The art of forgiveness

Monasterio said he is careful to take a constructive approach when speaking to the girls about their mother.

“The more they grow, the more questions they will have,” he said. “That’s why I’m trying to keep their hearts and minds healthy. I think one day they will have some questions and they will need to forgive her. It’s important to me to get them ready for that time.

“I want them to be able to start an intimate relationship with their mom. She is trying to have a relationship with our daughters. I don’t know if that’s going to happen, but that’s my goal. I’m just trying to raise them to love their mom.”

In fact, Monasterio said he prays often for his ex–wife and her new husband to find forgiveness, sanctification, justification, and salvation from God.
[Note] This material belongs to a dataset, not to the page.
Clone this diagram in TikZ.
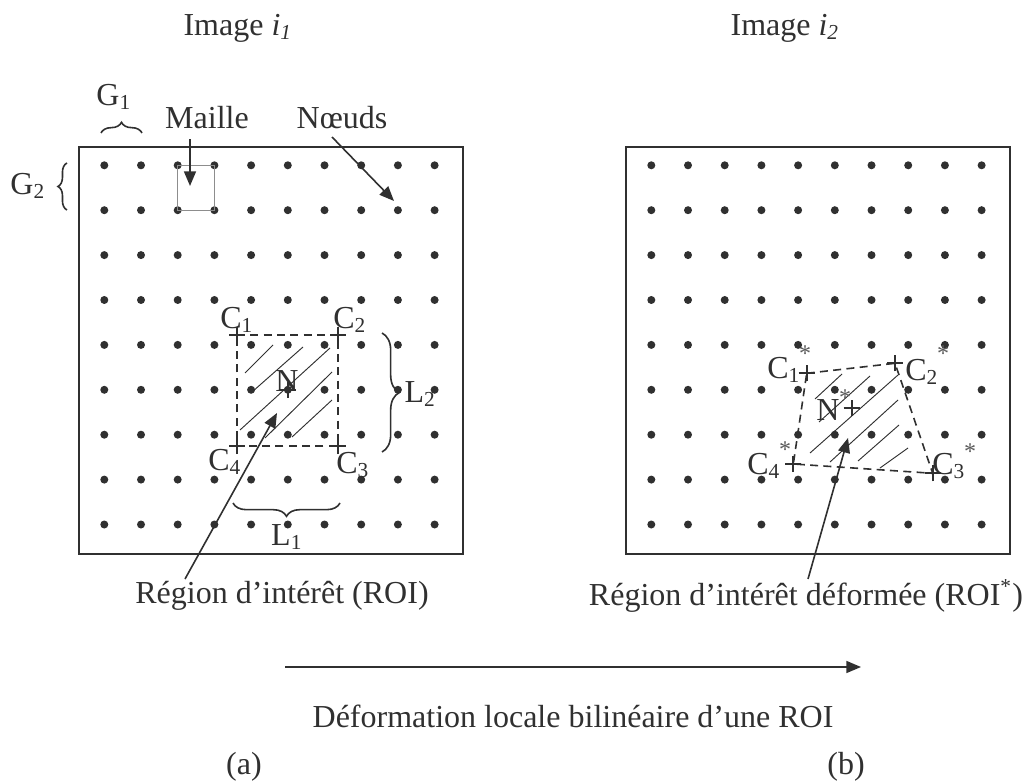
\documentclass[tikz,border=0pt]{standalone}
\usepackage{fontspec}
\setmainfont{Liberation Serif}
\usetikzlibrary{arrows.meta,decorations.pathreplacing}
\definecolor{ink}{HTML}{303030}
\begin{document}
\begin{tikzpicture}[x=0.375pt,y=-0.375pt,
  font=\fontsize{12}{14}\selectfont,
  dot/.style={circle,fill=ink,inner sep=0pt,minimum size=3pt},
  lbl/.style={inner sep=0pt,text=ink},
  star/.style={inner sep=0pt,text=ink!80,font=\fontsize{9}{9}\selectfont},
  framebox/.style={draw=ink,line width=0.8pt},
  roi/.style={draw=ink,line width=0.6pt,dash pattern=on 3pt off 2pt},
  hatch/.style={draw=ink,line width=0.35pt},
  arr/.style={draw=ink,line width=0.6pt,-{Triangle[length=5.5pt,width=4.5pt]}},
  crossmark/.style={draw=ink,line width=0.75pt},
  bracedec/.style={draw=ink,line width=0.6pt,decorate,decoration={brace,amplitude=#1}},
]
\useasboundingbox (0,0) rectangle (1032,782);

% frames
\draw[framebox] (79,147) rectangle (463,554);
\draw[framebox] (626,147) rectangle (1010,554);

% grid nodes
\foreach \i in {0,...,9}{
  \foreach \j in {0,...,8}{
    \node[dot] (dl-\i-\j) at ({104.3+36.7*\i},{165.3+44.9*\j}) {};
    \node[dot] (dr-\i-\j) at ({651.3+36.7*\i},{165.3+44.9*\j}) {};
  }
}

% titles
\node[lbl] (titleA) at (238,28) {Image \textit{i}\textsubscript{\textit{1}}};
\node[lbl] (titleB) at (785,28) {Image \textit{i}\textsubscript{\textit{2}}};

% G1, G2
\node[lbl] (g1) at (114,97) {G\textsubscript{1}};
\draw[bracedec=4pt] (101,133) -- (142,133);
\node[lbl] (g2) at (28,186) {G\textsubscript{2}};
\draw[bracedec=3.4pt] (67,210) -- (67,163);

% Maille
\draw[draw=ink!55,line width=0.45pt] (dl-2-0.center) rectangle (dl-3-1.center);
\node[lbl] (maille) at (207,118) {Maille};
\coordinate (mailleTip) at (190,186);
\draw[arr] ([yshift=-3.5pt]maille.south -| mailleTip) -- (mailleTip);

% Noeuds
\node[lbl] (noeuds) at (342,118) {Nœuds};
\coordinate (noeudsStart) at (332,137);
\coordinate (noeudsTip) at (394,201);
\draw[arr] (noeudsStart) -- (noeudsTip);

% ---------- left ROI ----------
\coordinate (c1) at (237,335);
\coordinate (c2) at (338,335);
\coordinate (c3) at (338,446);
\coordinate (c4) at (237,446);
\coordinate (nn) at (dl-5-5.center);
\draw[roi] (c1) -- (c2) -- (c3) -- (c4) -- cycle;
\draw[hatch] (245,373) -- (273,345);
\draw[hatch] (252,392) -- (303,347);
\draw[hatch] (240,430) -- (330,348);
\draw[hatch] (265,438) -- (332,372);
\draw[hatch] (292,437) -- (332,400);
\foreach \p in {c1,c2,c3,c4}{
  \draw[crossmark] ([xshift=-3pt]\p) -- ([xshift=3pt]\p);
  \draw[crossmark] ([yshift=-3pt]\p) -- ([yshift=3pt]\p);
}
\draw[crossmark] ([xshift=-3pt]nn) -- ([xshift=3pt]nn);
\draw[crossmark] ([yshift=-3pt]nn) -- ([yshift=3pt]nn);
\node[lbl] (lc1) at (237,320) {C\textsubscript{1}};
\node[lbl] (lc2) at (350,320) {C\textsubscript{2}};
\node[lbl] (lc3) at (353,465) {C\textsubscript{3}};
\node[lbl] (lc4) at (225,462) {C\textsubscript{4}};
\node[lbl] (ln) at (287,381) {N};

% L1, L2 braces
\draw[bracedec=6.5pt] (382,333) -- (382,452);
\node[lbl,anchor=west] (l2) at (404,394) {L\textsubscript{2}};
\draw[bracedec=5pt] (340,503) -- (233,503);
\node[lbl] (l1) at (287,537) {L\textsubscript{1}};

% ROI label + arrow
\node[lbl] (roiA) at (282,596) {Région d’intérêt (ROI)};
\coordinate (roiAstart) at (185,579);
\coordinate (roiAtip) at (277,413);
\draw[arr] (roiAstart) -- (roiAtip);

% ---------- right ROI ----------
\coordinate (d1) at (806.7,373.3);
\coordinate (d2) at (895,363.3);
\coordinate (d3) at (932.7,473.3);
\coordinate (d4) at (793.3,464);
\coordinate (dn) at (851.7,408.3);
\draw[roi] (d1) -- (d2) -- (d3) -- (d4) -- cycle;
\draw[hatch] (815,399) -- (842,374);
\draw[hatch] (819,422) -- (870,376);
\draw[hatch] (810,453) -- (898,375);
\draw[hatch] (830,462) -- (898,400);
\draw[hatch] (858,461) -- (899,425);
\draw[hatch] (880,468) -- (908,448);
\foreach \p in {d1,d2,d3,d4,dn}{
  \draw[crossmark] ([xshift=-3pt]\p) -- ([xshift=3pt]\p);
  \draw[crossmark] ([yshift=-3pt]\p) -- ([yshift=3pt]\p);
}
\node[lbl] (ld1) at (784,370) {C\textsubscript{1}};
\node[lbl] (ld2) at (922,372) {C\textsubscript{2}};
\node[lbl] (ld3) at (949,466) {C\textsubscript{3}};
\node[lbl] (ld4) at (764,466) {C\textsubscript{4}};
\node[lbl] (ldn) at (828,410) {N};
\node[star] (s1) at (805,354) {*};
\node[star] (s2) at (943,354) {*};
\node[star] (s3) at (970,452) {*};
\node[star] (s4) at (785,450) {*};
\node[star] (sn) at (845,398) {*};

\node[lbl] (roiB) at (806,596) {Région d’intérêt déformée (ROI\textsuperscript{*})};
\coordinate (roiBstart) at (808,579);
\coordinate (roiBtip) at (848,438);
\draw[arr] (roiBstart) -- (roiBtip);

% bottom
\coordinate (defA) at (285,667);
\coordinate (defB) at (861,667);
\draw[arr] (defA) -- (defB);
\node[lbl] (defl) at (573,716) {Déformation locale bilinéaire d’une ROI};
\node[lbl] (suba) at (244,767) {(a)};
\node[lbl] (subb) at (846,767) {(b)};
\end{tikzpicture}
\end{document}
“She doesn’t have Christ in her heart,” Joel said. “She’s not my wife, but she’s a person who needs Jesus. I really want to see her surrender everything to the Lord. We have forgiven each other and now have a relationship as friends.”

 

A message to all fathers

As Lieutenant Monasterio and his girls pack their belongings and head to Paterson, they will take time to celebrate Father’s Day and share a message to all fathers.

“Being a parent is not easy,” Joel said. “I really believe that the key is to always be in God’s presence when the questions come from our children. It’s also important to be a good example because they imitate everything we do. If we are close to God, they will learn a lot of things through our example.”